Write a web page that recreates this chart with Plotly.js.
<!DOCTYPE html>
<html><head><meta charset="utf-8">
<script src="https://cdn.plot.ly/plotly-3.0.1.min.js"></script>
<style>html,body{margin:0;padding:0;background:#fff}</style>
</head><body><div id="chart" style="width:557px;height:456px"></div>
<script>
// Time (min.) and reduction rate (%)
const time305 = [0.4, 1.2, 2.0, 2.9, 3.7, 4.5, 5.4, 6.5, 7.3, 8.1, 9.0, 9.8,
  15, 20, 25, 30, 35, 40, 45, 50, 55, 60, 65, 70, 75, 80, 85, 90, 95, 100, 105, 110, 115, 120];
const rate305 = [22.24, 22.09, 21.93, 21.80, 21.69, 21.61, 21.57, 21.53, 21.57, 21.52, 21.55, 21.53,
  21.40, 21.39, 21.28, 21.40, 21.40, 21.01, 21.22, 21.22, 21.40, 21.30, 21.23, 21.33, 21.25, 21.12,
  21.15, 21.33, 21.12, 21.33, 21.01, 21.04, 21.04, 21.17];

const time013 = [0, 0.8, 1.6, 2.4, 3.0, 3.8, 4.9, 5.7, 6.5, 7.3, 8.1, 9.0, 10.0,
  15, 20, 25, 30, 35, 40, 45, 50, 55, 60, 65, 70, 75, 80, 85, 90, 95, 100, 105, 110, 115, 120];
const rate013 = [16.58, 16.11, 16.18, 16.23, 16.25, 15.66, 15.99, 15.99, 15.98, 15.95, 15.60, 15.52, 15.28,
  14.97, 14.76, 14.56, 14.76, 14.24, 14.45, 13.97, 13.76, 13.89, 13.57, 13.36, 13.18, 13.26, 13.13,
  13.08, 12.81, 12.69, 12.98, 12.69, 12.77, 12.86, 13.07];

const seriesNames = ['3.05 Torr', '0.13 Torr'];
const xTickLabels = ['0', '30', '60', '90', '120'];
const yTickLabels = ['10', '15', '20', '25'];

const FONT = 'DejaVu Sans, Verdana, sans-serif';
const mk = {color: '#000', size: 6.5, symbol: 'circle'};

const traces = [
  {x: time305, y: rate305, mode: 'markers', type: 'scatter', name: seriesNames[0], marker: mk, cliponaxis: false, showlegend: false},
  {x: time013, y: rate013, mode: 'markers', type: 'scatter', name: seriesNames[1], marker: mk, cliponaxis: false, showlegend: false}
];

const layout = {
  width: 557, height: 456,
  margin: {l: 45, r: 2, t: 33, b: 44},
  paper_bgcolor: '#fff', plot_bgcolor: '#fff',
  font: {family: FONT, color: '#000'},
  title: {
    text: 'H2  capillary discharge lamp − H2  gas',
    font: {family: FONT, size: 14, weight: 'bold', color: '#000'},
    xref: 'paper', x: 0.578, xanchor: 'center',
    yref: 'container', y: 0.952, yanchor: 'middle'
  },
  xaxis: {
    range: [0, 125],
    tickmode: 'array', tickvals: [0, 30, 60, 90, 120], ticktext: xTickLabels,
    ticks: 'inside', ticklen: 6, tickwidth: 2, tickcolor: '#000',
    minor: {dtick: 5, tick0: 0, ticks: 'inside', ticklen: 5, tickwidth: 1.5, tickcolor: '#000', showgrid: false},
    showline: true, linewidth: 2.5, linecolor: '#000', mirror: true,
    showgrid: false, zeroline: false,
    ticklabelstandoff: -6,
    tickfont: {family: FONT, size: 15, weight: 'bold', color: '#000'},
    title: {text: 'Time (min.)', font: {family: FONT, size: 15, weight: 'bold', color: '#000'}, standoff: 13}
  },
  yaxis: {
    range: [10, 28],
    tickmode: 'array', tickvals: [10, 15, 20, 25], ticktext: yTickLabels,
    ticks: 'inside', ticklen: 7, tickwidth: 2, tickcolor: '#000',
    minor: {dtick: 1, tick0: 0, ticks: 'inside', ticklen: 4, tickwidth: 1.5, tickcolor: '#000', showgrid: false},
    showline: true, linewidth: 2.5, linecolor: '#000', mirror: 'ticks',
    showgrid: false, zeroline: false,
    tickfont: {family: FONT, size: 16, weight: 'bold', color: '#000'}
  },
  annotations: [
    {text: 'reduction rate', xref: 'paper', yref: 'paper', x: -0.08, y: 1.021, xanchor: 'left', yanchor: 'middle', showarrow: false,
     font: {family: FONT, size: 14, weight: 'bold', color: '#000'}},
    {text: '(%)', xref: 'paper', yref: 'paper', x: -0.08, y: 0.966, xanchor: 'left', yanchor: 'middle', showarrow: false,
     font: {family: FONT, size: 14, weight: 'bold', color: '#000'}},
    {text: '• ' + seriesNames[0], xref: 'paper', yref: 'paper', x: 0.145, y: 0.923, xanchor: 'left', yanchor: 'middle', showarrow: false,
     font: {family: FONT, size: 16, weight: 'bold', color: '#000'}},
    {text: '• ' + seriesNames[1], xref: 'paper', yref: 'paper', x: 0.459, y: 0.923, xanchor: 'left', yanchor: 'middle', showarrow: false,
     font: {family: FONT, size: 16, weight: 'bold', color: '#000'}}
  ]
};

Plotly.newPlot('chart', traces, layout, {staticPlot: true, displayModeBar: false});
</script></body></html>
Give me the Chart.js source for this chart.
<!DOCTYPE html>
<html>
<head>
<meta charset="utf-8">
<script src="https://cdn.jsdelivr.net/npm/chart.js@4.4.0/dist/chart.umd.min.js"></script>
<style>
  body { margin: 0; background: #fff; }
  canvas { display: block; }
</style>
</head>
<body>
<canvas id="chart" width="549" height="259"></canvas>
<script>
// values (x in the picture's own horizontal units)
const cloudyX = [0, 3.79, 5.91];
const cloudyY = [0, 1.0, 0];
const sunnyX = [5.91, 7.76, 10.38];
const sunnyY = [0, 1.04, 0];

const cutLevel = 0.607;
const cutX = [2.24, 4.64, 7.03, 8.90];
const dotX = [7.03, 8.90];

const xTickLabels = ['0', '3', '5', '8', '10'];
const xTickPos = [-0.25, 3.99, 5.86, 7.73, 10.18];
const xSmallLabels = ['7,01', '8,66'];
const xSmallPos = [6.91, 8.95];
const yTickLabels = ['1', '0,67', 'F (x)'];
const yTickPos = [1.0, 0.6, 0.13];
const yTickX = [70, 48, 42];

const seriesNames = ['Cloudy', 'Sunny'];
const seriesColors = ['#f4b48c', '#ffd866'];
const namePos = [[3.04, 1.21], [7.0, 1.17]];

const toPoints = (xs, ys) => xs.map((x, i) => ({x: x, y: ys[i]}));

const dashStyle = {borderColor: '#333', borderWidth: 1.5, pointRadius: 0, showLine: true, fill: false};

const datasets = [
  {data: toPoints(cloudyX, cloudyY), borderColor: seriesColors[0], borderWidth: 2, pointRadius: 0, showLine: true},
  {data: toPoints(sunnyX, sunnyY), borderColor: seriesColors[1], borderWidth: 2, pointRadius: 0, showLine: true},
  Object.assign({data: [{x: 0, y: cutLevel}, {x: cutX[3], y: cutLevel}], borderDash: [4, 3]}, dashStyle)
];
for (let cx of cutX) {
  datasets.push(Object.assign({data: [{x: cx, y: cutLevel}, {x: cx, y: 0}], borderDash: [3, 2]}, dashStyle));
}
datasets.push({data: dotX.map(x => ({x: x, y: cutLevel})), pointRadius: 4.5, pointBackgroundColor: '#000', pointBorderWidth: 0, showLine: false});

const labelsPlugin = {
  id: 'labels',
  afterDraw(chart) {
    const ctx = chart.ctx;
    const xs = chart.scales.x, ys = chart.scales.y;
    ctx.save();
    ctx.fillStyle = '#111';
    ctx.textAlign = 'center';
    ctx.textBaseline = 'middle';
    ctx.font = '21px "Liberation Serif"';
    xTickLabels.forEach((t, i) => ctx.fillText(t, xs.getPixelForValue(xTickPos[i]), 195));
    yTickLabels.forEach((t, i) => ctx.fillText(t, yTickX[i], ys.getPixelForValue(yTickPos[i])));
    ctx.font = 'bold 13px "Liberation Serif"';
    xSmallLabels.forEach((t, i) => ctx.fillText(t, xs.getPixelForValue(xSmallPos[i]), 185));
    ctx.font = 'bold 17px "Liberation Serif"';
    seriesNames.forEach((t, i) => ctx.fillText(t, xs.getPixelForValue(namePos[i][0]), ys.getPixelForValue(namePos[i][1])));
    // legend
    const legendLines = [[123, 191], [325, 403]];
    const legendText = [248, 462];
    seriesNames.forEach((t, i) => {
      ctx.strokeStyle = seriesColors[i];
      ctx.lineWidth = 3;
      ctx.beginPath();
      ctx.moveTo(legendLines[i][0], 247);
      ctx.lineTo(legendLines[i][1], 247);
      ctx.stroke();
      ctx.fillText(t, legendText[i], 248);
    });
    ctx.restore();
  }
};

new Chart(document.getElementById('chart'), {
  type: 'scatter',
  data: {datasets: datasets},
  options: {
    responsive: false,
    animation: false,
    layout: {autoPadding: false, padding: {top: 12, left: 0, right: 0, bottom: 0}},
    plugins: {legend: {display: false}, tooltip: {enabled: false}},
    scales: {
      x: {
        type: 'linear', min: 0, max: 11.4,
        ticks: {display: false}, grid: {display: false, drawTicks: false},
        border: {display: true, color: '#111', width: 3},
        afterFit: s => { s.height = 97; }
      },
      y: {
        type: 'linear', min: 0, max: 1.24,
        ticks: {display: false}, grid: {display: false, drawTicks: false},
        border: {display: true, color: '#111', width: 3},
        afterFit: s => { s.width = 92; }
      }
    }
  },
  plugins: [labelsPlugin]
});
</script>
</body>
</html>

REQUIREMENT
Repeat exactly the lines from the one containing "Give me the Chart.js source for this chart." to the one containing "const sunnyY = [0, 1.04, 0];", both lines included, and nothing else.

WRITTEN ANSWER
Give me the Chart.js source for this chart.
<!DOCTYPE html>
<html>
<head>
<meta charset="utf-8">
<script src="https://cdn.jsdelivr.net/npm/chart.js@4.4.0/dist/chart.umd.min.js"></script>
<style>
  body { margin: 0; background: #fff; }
  canvas { display: block; }
</style>
</head>
<body>
<canvas id="chart" width="549" height="259"></canvas>
<script>
// values (x in the picture's own horizontal units)
const cloudyX = [0, 3.79, 5.91];
const cloudyY = [0, 1.0, 0];
const sunnyX = [5.91, 7.76, 10.38];
const sunnyY = [0, 1.04, 0];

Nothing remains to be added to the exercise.